<<<<
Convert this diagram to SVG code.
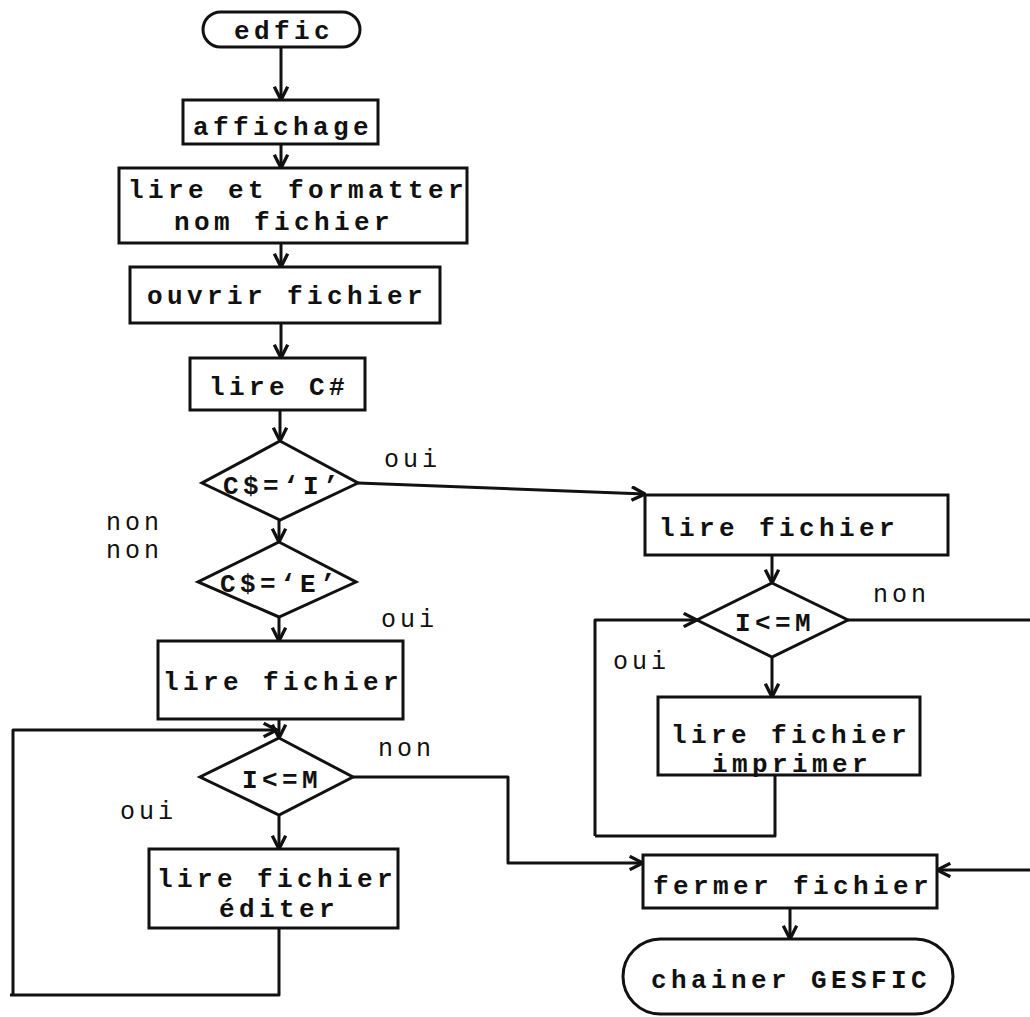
>>>>
<<<<
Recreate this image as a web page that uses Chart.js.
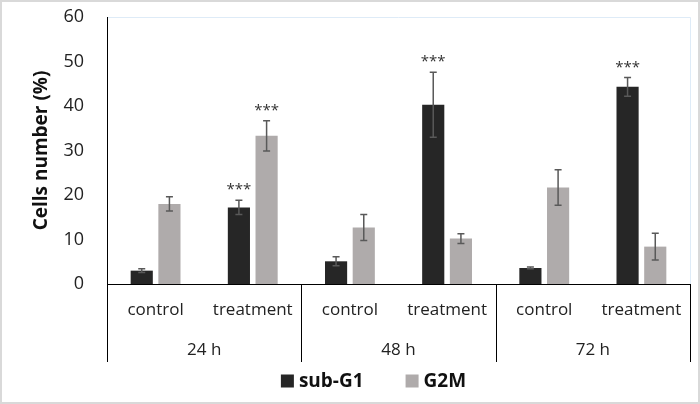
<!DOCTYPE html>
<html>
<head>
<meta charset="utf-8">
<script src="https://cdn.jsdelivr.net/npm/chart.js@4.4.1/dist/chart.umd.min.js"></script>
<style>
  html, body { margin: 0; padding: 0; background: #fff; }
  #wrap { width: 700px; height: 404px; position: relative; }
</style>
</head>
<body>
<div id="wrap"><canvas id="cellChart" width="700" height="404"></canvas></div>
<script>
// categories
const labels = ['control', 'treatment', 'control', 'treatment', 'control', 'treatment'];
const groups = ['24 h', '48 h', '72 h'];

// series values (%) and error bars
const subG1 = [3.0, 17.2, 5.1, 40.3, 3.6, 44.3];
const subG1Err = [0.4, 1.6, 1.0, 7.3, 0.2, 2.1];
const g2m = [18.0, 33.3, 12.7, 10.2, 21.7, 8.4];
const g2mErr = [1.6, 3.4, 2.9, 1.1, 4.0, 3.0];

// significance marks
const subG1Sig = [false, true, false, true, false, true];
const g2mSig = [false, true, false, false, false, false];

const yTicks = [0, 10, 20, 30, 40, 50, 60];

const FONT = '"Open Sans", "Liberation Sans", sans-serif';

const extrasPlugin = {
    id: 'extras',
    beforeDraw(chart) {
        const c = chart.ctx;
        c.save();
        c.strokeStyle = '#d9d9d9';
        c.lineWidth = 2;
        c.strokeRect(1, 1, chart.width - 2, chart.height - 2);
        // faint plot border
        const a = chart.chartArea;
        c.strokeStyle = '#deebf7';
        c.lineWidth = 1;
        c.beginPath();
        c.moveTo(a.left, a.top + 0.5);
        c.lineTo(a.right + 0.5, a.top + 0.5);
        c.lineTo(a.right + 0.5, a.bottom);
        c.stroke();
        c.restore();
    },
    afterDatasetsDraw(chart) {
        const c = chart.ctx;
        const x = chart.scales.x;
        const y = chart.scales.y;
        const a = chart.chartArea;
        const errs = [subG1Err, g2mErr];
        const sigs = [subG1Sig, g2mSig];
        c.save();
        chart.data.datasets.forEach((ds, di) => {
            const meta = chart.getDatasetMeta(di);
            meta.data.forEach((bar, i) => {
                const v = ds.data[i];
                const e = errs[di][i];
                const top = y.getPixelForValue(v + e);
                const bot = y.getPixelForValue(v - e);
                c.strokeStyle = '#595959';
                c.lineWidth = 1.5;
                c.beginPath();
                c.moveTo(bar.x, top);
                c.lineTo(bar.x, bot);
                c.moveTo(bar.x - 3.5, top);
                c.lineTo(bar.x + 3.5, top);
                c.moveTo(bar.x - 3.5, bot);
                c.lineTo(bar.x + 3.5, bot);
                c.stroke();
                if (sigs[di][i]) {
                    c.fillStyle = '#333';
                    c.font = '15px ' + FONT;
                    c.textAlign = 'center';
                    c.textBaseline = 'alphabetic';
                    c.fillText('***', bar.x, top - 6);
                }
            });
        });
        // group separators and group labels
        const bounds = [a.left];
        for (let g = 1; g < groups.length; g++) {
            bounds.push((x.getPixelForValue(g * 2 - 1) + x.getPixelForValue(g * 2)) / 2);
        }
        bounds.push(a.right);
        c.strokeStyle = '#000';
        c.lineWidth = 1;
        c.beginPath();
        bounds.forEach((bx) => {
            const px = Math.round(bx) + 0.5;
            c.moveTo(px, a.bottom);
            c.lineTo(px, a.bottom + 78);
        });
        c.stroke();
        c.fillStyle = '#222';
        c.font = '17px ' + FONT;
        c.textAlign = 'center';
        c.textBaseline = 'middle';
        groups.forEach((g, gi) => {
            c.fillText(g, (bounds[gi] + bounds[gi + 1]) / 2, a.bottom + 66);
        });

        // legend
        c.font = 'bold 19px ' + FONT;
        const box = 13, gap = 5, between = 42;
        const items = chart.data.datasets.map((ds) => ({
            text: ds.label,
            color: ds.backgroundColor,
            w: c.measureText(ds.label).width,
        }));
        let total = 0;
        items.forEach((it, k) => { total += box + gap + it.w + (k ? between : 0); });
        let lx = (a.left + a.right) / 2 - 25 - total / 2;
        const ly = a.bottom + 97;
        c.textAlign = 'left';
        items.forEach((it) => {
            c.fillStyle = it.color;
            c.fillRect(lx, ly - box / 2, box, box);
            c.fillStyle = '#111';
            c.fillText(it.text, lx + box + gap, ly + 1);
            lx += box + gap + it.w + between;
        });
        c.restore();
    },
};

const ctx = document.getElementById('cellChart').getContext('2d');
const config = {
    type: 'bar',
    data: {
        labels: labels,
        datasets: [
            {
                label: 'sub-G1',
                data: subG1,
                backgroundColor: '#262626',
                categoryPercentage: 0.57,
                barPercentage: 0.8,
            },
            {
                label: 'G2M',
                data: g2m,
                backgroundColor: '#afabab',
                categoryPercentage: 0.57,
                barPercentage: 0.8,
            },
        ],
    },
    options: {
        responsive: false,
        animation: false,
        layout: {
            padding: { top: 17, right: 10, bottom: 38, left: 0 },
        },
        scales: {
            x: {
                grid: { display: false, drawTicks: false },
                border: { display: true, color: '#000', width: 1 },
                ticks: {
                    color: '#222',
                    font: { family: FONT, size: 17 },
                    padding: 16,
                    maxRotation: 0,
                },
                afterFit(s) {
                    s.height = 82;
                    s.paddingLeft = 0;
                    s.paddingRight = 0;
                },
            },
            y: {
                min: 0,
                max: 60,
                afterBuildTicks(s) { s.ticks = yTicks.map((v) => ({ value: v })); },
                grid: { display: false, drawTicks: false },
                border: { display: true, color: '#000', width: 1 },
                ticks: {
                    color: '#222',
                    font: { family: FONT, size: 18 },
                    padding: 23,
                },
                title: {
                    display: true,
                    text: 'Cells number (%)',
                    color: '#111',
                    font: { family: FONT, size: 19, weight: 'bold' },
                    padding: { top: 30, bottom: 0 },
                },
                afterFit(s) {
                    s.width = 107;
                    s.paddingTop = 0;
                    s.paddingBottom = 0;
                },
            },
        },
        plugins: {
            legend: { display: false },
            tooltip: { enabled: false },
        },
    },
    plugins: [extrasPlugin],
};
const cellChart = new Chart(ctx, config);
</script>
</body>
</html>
>>>>
Copy nothing but the lines above from the one with "Recreate this image" to the one with "const groups = ['24 h', '48 h', '72 h'];", inclusive, word for word. Leave every picture out.

• _Answer for the task_:
Recreate this image as a web page that uses Chart.js.
<!DOCTYPE html>
<html>
<head>
<meta charset="utf-8">
<script src="https://cdn.jsdelivr.net/npm/chart.js@4.4.1/dist/chart.umd.min.js"></script>
<style>
  html, body { margin: 0; padding: 0; background: #fff; }
  #wrap { width: 700px; height: 404px; position: relative; }
</style>
</head>
<body>
<div id="wrap"><canvas id="cellChart" width="700" height="404"></canvas></div>
<script>
// categories
const labels = ['control', 'treatment', 'control', 'treatment', 'control', 'treatment'];
const groups = ['24 h', '48 h', '72 h'];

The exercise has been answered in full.